AWS S3
Setting Up an AWS S3 Connection in Mixpeek
When you establish an S3 connection in Mixpeek and attach a pipeline, Mixpeek automates several backend processes to efficiently handle and process your data. Here’s how it works:
Automated Infrastructure Setup
Upon creating an S3 connection and attaching a pipeline, Mixpeek automatically sets up the following components:
-
Amazon SNS (Simple Notification Service) Topic: This acts as a pub/sub system. Every new object added to your S3 bucket that matches the pre-filter logic defined in your pipeline configuration triggers a notification to this SNS topic.
-
Amazon SQS (Simple Queue Service) Queue: Notifications from the SNS are forwarded to this SQS queue. This decouples the process of receiving data from the processing, thereby enhancing efficiency and scalability.
-
Serverless Functions (Create and Delete): These functions are triggered based on the activity in your S3 bucket:
- Create Function: Activated when a new object is added to the S3 bucket. It processes the object according to the pipeline logic you define and inserts the relevant data into the designated database.
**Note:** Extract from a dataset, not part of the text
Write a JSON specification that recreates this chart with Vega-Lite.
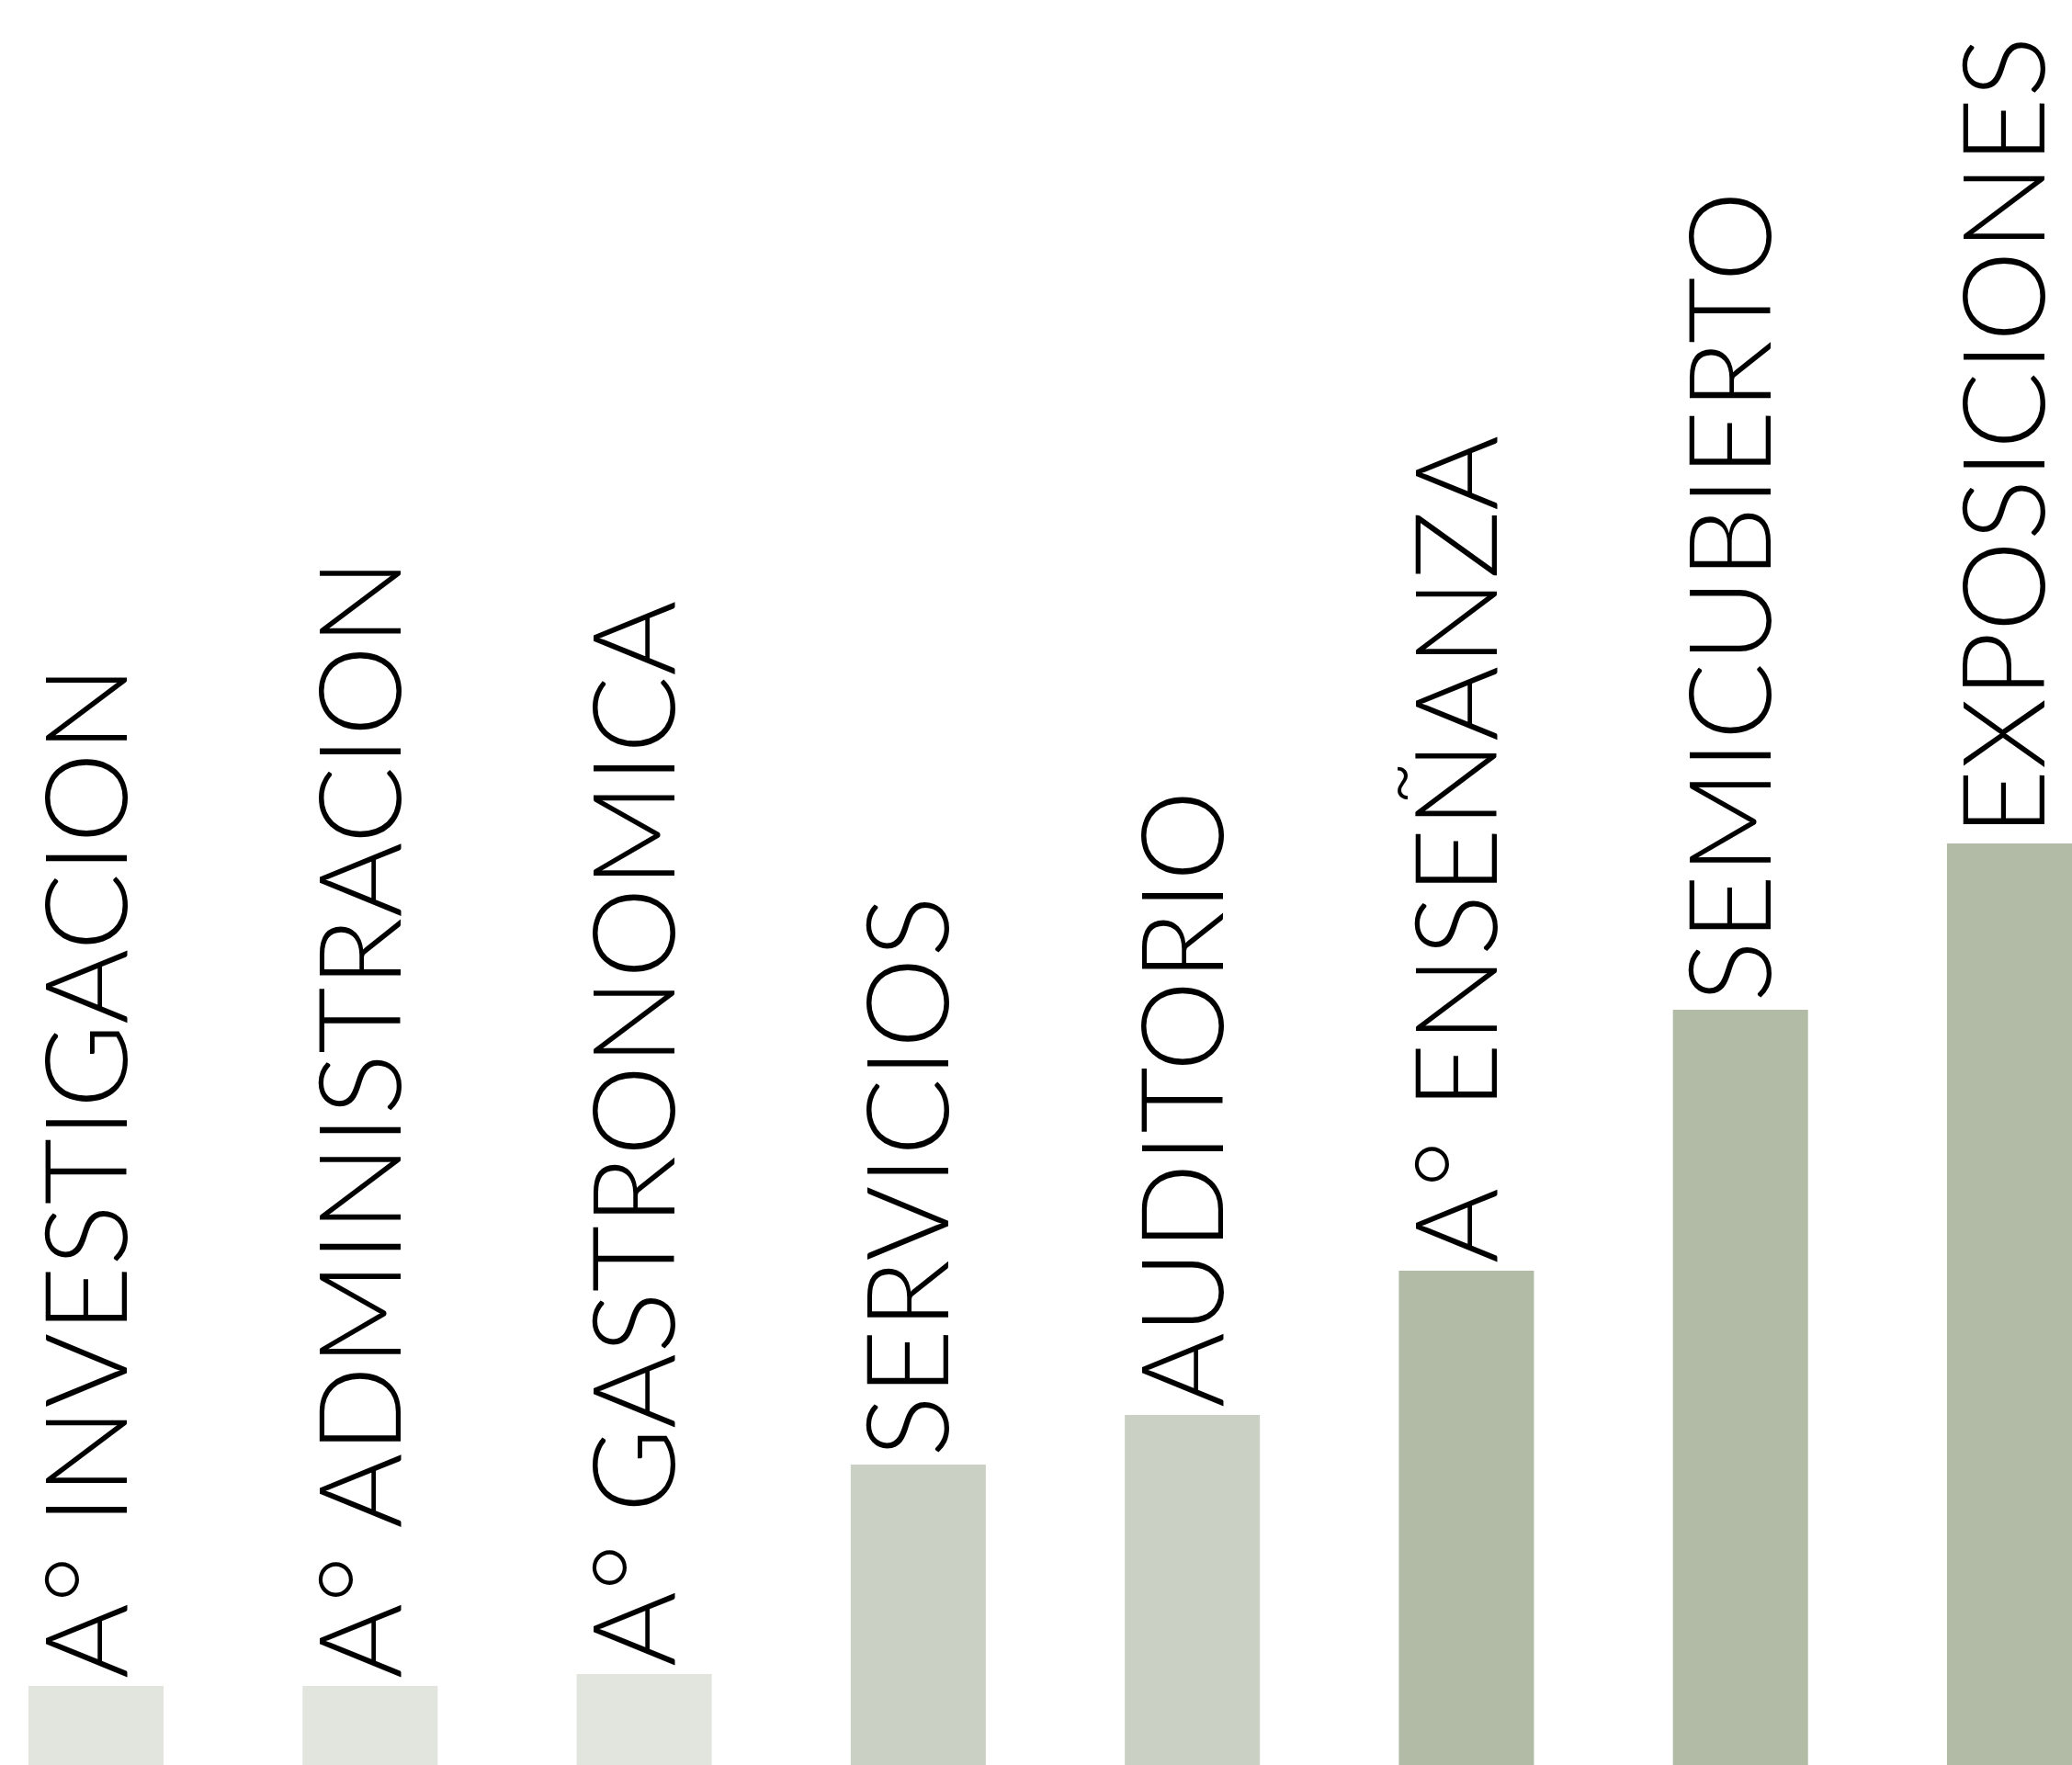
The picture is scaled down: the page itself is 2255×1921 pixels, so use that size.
{
  "$schema": "https://vega.github.io/schema/vega-lite/v6.json",
  "width": 2297,
  "height": 1921,
  "padding": 0,
  "autosize": {"type": "none"},
  "background": "white",
  "config": {"view": {"stroke": null}},
  "data": {
    "values": [
      {"area": "A° INVESTIGACION", "valor": 86, "grupo": "bajo"},
      {"area": "A° ADMINISTRACION", "valor": 86, "grupo": "bajo"},
      {"area": "A° GASTRONOMICA", "valor": 99, "grupo": "bajo"},
      {"area": "SERVICIOS", "valor": 327, "grupo": "medio"},
      {"area": "AUDITORIO", "valor": 381, "grupo": "medio"},
      {"area": "A° ENSEÑANZA", "valor": 538, "grupo": "alto"},
      {"area": "SEMICUBIERTO", "valor": 822, "grupo": "alto"},
      {"area": "EXPOSICIONES", "valor": 1003, "grupo": "alto"}
    ]
  },
  "encoding": {
    "x": {
      "field": "area",
      "type": "nominal",
      "sort": null,
      "axis": null,
      "scale": {"paddingInner": 0.507, "paddingOuter": 0.104}
    },
    "y": {
      "field": "valor",
      "type": "quantitative",
      "axis": null,
      "scale": {"domain": [0, 1921], "nice": false, "zero": true}
    }
  },
  "layer": [
    {
      "mark": {"type": "bar"},
      "encoding": {
        "color": {
          "field": "grupo",
          "type": "nominal",
          "legend": null,
          "scale": {"domain": ["bajo", "medio", "alto"], "range": ["#e2e5de", "#cad1c4", "#b1bba6"]}
        }
      }
    },
    {
      "mark": {
        "type": "text",
        "angle": 270,
        "align": "left",
        "baseline": "alphabetic",
        "font": "Lato",
        "fontWeight": 300,
        "fontSize": 125,
        "color": "#000000",
        "xOffset": 33,
        "yOffset": -8
      },
      "encoding": {
        "text": {"field": "area", "type": "nominal"}
      }
    }
  ]
}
- Delete Function: Handles the deletion of objects, ensuring that your database and the S3 bucket remain synchronized.
Workflow Diagram
Below is a Mermaid diagram that visualizes the workflow:
Benefits
This setup allows Mixpeek to handle a large volume of object uploads from S3 efficiently. By processing these uploads through a scalable pipeline, it prevents overloading the inference servers and indexing pipeline, ensuring smooth and efficient data handling.